O mercado desempenha, inclusive, uma função epistêmica. Ergue-se como novo sujeito absoluto, que se legitima por sua perversa lógica de expansão das mercadorias, concentração da riqueza e exclusão dos desfavorecidos.
O Estado, outrora encarado como agente social, torna-se o grande Leviatã. Os políticos, ainda que da boca para fora proclamem que o Estado não pode omitir-se de suas funções sociais, tratam de desmantelá-lo. Desmanches de carros e privatizações têm algo em comum.
A crise da modernidade traz em seu bojo a crise do projeto libertário forjado pela própria modernidade. A idéia de libertação, filha dileta do Iluminismo, hoje é execrada como diabólica.
As revoluções inglesa, americana e francesa são confinadas aos livros de história. E, se ainda merecem atenção, é por terem assegurado a emancipação da burguesia e a falência da monarquia absoluta.
Agora que o socialismo real ruiu, a utopia de uma sociedade de igualitária é abominada. Marx conclamava: "Proletários do mundo todo, uni-vos!". Mas foram os burgueses que lograram responder ao apelo. Não há mais capital sem conexão internacional.

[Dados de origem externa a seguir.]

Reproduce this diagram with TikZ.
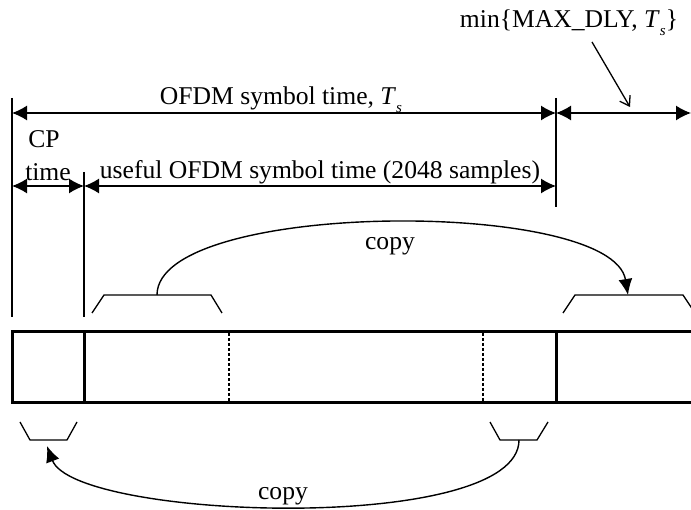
\documentclass[tikz,border=0pt]{standalone}
\usepackage{fontspec}
\setmainfont{Liberation Serif}
\usepackage{tikz}
\usetikzlibrary{arrows.meta}
\newcommand{\symT}{\textit{T}\raisebox{-0.3em}{\fontsize{15}{15}\selectfont\textit{s}}}
\tikzset{
  dimline/.style={line width=1.4pt,{Latex[length=15pt,width=15pt]}-{Latex[length=15pt,width=15pt]}},
  guide/.style={line width=1.3pt},
  frame/.style={line width=3pt},
  cut/.style={line width=2.2pt,dash pattern=on 3pt off 2pt},
  copyarc/.style={line width=1.4pt,-{Latex[length=16pt,width=14pt]}},
  lbl/.style={font=\fontsize{25.6}{30}\selectfont,inner sep=0pt,anchor=base}
}
\begin{document}
\begin{tikzpicture}[x=1pt,y=-1pt]
  \useasboundingbox (0,0) rectangle (691,510);
  \coordinate (L) at (12,113); \coordinate (E) at (556,113); \coordinate (R) at (691,113);
  \coordinate (Lc) at (12,186); \coordinate (Mc) at (84,186); \coordinate (Ec) at (556,186);
  \draw[guide] (12,98) -- (12,317);
  \draw[guide] (84,172) -- (84,317);
  \draw[guide] (556,98) -- (556,207);
  \draw[dimline] (L) -- (E);
  \draw[dimline] (E) -- (R);
  \draw[dimline] (Lc) -- (Mc);
  \draw[dimline] (Mc) -- (Ec);
  \node[lbl] (ofdm) at (281,105) {OFDM symbol time, \symT};
  \node[lbl] (cp) at (44,148) {CP};
  \node[lbl] (cptime) at (48,181) {time};
  \node[lbl] (useful) at (320,179) {useful OFDM symbol time (2048 samples)};
  \node[lbl] (mindly) at (569,28) {min\{MAX\_DLY, \symT\}};
  \draw[line width=1.3pt,-{Straight Barb[length=9pt,width=12pt]}] (592,42) -- (630,107);
  \draw[frame] (700,332) -- (12,332) -- (12,403) -- (700,403);
  \draw[frame] (84,332) -- (84,403);
  \draw[frame] (556,332) -- (556,403);
  \draw[cut] (229,333) -- (229,402);
  \draw[cut] (483,333) -- (483,402);
  \draw[guide] (92,313) -- (104,295) -- (211,295) -- (222,313);
  \draw[guide] (563,313) -- (575,295) -- (683,295) -- (695,313);
  \draw[guide] (20,422) -- (30,440) -- (67,440) -- (77,422);
  \draw[guide] (490,422) -- (500,440) -- (537,440) -- (548,422);
  \coordinate (srcA) at (157,295); \coordinate (dstA) at (628,295);
  \coordinate (srcB) at (519,440); \coordinate (dstB) at (47,446);
  \draw[copyarc] (srcA) .. controls (157,200) and (612,198) .. (dstA);
  \draw[copyarc] (srcB) .. controls (519,535) and (75,520) .. (dstB);
  \node[lbl] (copytop) at (390,250) {copy};
  \node[lbl] (copybot) at (283,500) {copy};
\end{tikzpicture}
\end{document}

A proposta ética de que essa riqueza deve servir à felicidade de todos os povos da Terra é assombrosamente anatematizada. A riqueza é para exaltar seus possuidores, ainda que a miséria se expanda como um cancro que corrói o tecido da família humana. Vejam a mansão de US$ 60 milhões de Bill Gates! É o "horror econômico", na expressão de Viviane Forrester.
Diante desse panorama, não basta aos setores progressistas -partidos, sindicatos, movimentos populares- denunciar e sonhar. É preciso que apresentem alternativas viáveis, factíveis, inovadoras, já que dentro do neoliberalismo o céu está ao alcance de uma minoria, enquanto a classe média, condenada ao purgatório, ainda crê que escapará do inferno que consome a maioria.
Fora de um programa consistente que arranque o Brasil da miséria, as eleições presidenciais de 1998 serão apenas mais um espetáculo enfadonho de demagogia e vaidades.

Frei Betto, 53, é frade dominicano e escritor, autor do romance "Entre todos os homens" (Ática) e assessor de movimentos sociais.